You can still buy the last Bertone V-12 special—and make more
We’ll just never run out of one-offs—or ultra-limited special editions that may take years to design and produce and yet still end up on the used market surprisingly shortly after wowing the show crowds. Collectors want these cars, and there are plenty of small companies who can satisfy that demand, using a combination of modern and traditional coachbuilding technologies.
A few years ago, Aston Martin CEO Andy Palmer told us that the company has two one-off build slots per year with a starting price of two million pounds and the option of total confidentiality. (I’m also aware of a few one-offs by other companies that we haven’t seen yet, and when it comes to small series specials, the list of bespoke creations becomes even longer.)
Remember Dutch collector Paul V.J. Koot, who intended to produce 75 aluminum-bodied Zagato Hyenas based on Lancia Integrale Evo IIs, only to find that Lancia parent company Fiat hated his idea, and forced him to end the venture after 24 cars? It was a similar story with Michael Stoschek’s New Stratos by Pininfarina for almost a decade, until MAT figured out how to turn that into a limited production model without the blessing of Ferrari.
But the story of Bertone’s final car before the bankruptcy, the V-12 Aston Martin four-seater you can now have, is somewhat different.
Apparently, collector and rally enthusiast Barry Weir became a Bertone customer after realizing that his Aston Martin DB7 was short on headroom, thus commissioning the Italian studio to completely redesign its interior.

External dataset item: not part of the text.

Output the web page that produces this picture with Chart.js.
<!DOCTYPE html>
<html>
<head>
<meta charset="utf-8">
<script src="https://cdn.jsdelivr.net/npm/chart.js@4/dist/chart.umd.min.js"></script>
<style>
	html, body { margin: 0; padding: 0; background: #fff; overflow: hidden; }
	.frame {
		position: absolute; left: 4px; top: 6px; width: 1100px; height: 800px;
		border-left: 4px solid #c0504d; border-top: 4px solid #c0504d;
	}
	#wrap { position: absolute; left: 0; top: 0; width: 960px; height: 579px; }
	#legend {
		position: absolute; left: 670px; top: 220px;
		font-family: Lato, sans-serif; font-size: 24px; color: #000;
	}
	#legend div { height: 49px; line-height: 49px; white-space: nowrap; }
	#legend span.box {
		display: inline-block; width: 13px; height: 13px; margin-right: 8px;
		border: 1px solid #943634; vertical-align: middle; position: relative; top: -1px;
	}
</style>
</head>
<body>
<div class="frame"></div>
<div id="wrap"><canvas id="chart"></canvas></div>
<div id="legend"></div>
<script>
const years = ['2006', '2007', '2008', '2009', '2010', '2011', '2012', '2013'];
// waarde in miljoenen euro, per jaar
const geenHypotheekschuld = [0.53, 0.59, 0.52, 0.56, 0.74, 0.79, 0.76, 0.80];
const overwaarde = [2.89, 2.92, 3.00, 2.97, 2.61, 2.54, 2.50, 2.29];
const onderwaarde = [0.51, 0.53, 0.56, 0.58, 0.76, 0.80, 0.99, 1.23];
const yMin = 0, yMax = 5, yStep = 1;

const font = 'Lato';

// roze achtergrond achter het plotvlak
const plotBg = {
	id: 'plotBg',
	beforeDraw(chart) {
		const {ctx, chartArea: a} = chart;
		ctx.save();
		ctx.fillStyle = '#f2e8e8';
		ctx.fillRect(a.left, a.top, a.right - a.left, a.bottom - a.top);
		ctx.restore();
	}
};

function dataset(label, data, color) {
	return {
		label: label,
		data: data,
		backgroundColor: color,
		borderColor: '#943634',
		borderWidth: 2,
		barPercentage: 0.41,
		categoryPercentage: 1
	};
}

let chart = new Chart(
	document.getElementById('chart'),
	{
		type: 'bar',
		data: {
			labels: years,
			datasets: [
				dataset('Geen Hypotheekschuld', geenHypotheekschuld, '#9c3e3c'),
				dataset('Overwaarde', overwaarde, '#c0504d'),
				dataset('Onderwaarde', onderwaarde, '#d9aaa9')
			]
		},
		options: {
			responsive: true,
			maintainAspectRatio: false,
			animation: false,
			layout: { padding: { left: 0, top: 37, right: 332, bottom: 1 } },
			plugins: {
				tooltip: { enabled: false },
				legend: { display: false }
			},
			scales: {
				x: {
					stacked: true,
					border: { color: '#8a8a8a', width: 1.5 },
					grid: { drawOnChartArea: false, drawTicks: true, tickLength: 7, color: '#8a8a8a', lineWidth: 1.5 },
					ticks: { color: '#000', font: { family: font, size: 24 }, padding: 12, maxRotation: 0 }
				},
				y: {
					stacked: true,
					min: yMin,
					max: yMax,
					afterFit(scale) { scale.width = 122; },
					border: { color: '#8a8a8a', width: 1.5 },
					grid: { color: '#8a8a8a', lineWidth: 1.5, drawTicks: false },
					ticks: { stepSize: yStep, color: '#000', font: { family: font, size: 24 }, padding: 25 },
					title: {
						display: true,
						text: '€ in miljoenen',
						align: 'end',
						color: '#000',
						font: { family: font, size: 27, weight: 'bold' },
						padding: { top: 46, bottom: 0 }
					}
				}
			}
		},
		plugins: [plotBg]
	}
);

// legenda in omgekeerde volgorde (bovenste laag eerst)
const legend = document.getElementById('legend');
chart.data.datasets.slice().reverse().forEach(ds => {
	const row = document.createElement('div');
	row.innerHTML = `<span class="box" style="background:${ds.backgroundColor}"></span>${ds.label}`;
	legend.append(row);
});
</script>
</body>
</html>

Then, in 2004, Bertone presented its homage to the 1961 DB4 GT Jet, the Vanquish-based Aston Martin Jet 2. Barry Weir was interested in purchasing that car, but was told that it was Lilli Bertone’s personal ride.

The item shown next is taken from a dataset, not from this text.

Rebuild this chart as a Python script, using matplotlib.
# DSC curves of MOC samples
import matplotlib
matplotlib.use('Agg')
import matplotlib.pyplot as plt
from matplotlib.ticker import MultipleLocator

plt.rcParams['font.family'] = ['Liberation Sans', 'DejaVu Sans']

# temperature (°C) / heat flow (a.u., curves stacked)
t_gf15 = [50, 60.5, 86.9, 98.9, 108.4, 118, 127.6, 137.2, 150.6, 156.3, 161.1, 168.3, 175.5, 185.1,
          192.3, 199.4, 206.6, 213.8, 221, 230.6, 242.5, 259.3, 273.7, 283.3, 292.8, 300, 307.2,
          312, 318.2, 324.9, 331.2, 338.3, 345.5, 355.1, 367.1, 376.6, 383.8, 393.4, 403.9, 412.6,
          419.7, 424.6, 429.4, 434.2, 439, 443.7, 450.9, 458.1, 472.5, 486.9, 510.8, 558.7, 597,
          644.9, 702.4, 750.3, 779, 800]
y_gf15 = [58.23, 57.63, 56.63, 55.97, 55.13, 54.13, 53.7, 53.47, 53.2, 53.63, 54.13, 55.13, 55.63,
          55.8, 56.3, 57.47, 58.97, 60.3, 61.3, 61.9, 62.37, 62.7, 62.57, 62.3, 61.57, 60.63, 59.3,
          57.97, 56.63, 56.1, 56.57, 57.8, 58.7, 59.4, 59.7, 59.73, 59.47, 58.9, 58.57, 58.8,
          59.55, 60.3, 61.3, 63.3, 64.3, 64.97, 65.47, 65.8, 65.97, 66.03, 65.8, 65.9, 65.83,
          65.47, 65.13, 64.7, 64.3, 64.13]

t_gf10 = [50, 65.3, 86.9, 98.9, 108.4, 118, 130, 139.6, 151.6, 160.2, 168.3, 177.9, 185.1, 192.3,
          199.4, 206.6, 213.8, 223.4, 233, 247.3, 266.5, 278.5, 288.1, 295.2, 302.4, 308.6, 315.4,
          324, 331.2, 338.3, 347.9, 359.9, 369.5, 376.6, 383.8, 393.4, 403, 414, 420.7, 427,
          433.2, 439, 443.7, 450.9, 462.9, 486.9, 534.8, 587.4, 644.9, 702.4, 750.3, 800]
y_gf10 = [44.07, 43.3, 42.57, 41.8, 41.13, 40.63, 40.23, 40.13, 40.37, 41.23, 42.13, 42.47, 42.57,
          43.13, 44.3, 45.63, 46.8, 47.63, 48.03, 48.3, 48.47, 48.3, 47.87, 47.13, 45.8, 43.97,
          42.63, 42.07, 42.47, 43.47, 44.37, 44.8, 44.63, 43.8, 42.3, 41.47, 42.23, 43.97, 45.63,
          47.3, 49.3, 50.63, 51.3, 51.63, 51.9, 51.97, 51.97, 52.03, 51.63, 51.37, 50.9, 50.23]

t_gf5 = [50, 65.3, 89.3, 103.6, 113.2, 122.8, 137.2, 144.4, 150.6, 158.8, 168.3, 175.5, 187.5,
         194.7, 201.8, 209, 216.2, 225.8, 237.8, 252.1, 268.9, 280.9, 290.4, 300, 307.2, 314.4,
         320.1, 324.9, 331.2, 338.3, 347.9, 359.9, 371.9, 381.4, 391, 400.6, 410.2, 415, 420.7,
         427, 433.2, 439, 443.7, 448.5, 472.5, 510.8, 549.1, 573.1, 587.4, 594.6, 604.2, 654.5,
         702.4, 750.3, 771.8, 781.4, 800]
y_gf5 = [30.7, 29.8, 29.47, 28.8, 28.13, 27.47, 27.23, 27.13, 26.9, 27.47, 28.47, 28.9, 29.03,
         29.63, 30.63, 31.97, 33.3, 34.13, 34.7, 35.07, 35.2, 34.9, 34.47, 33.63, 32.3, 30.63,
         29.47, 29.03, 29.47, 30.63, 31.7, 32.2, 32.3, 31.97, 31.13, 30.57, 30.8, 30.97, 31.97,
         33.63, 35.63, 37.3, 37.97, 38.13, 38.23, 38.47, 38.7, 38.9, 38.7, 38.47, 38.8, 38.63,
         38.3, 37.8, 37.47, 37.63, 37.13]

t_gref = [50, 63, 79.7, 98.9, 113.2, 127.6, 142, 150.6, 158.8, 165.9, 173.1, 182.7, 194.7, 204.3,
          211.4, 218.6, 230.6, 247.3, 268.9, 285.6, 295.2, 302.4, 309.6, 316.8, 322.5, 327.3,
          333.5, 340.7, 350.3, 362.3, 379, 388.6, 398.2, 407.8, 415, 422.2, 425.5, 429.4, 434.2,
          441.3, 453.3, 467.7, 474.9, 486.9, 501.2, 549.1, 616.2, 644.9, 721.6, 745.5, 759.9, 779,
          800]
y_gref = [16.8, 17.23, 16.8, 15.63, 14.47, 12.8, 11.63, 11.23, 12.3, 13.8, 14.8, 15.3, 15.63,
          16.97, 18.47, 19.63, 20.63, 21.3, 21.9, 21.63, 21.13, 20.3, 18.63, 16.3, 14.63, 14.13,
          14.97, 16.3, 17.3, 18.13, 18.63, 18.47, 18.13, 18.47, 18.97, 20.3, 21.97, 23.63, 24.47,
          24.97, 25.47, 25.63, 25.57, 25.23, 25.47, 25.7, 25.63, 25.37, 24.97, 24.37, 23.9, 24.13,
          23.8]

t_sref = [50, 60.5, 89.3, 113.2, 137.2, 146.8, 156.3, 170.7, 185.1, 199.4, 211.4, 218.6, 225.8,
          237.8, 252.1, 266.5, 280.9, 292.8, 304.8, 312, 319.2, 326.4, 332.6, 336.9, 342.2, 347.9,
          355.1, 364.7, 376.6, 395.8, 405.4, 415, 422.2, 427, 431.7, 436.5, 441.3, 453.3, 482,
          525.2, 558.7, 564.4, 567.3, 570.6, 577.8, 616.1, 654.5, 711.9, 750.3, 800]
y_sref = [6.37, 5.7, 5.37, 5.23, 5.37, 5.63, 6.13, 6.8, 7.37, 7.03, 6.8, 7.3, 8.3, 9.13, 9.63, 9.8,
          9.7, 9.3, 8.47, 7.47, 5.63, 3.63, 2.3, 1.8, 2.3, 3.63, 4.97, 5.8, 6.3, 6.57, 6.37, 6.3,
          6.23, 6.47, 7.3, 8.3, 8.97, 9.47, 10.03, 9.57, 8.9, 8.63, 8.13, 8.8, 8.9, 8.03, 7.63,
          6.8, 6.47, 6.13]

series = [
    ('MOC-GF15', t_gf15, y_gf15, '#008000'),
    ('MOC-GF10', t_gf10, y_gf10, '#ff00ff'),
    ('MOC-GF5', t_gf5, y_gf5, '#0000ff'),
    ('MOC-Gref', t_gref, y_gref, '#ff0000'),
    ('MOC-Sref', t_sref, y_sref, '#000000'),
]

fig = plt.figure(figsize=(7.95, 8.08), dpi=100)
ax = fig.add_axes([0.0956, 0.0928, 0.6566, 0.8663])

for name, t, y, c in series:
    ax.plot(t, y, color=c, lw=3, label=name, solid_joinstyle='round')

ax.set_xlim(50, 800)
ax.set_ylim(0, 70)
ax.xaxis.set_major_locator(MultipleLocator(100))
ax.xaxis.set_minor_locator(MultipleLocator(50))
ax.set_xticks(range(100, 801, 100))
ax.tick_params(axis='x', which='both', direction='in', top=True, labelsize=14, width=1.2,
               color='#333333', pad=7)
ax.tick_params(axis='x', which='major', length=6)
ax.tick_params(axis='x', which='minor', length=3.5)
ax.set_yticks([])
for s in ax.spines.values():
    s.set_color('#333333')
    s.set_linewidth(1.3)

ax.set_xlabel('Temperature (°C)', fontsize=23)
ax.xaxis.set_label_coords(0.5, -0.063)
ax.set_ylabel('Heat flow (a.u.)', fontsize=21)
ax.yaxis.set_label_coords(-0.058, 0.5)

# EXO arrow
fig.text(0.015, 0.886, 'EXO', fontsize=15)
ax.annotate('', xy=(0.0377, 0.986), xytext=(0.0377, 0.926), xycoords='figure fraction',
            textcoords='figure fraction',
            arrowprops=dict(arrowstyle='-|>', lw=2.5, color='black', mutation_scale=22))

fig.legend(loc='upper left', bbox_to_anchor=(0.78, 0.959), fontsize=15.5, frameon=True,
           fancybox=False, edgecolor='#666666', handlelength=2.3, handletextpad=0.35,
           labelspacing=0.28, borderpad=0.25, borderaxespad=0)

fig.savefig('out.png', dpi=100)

Fast forward to 2012, and Mr. Weir got a call from Italy, with Bertone wondering whether he still wanted an Aston-based 2+2 shooting brake. Following a positive response, Bertone sent its design proposal to Aston Martin, who were supportive once design chief Marek Reichman was assured Bertone would use its facelifted grille design. The donor Rapide went to Turin in December 2012, and by January, a full size clay model was ready. The Aston Martin Jet 2+2 by Bertone debuted at the Geneva Motor Show in March of 2013, making Barry Weir a very happy man indeed.
A 6.0-liter V-12 in the nose of a four-seater with a beige interior and plenty of lacquered wood. Other modifications include the rear hatch, full-length tinted glass power roof, and a sliding rear floor. Not a bad spec list for a luxury shooting brake, which now has 10,000 original miles.
Following Bertone’s demise, Vendor Classicmobilia is also offering the full-size clay model, along with the custom tooling that allows the Jet 2+2’s future owner to continue small-series production. Apparently, Mr. Weir bought those after Bertone’s assets landed at an Italian warehouse, as he recounts:
“When the car was built, Bertone were keen to build 10 cars and then Aston Martin wanted to put a version into full production. Unfortunately, Bertone went bust and it never happened. It meant, however, that mine became a unique example of an Aston Martin, an entirely new production car which consisted of just one vehicle. Now [that] we have the moulds, the clay model, the Jet 2 number plate and the finished car, I’m minded to sell the complete package and the buyer can choose what they wish to do with it. They could reproduce the car with the moulds and model or, alternatively, have it as a one-off production car which is registered as Aston Martin Jet 2; which is a new model.”
This is the complete production package, priced somewhere in the region of a brand new one-off by Aston Martin’s Q division. However, what the Q team can’t give you is the last registered Bertone design.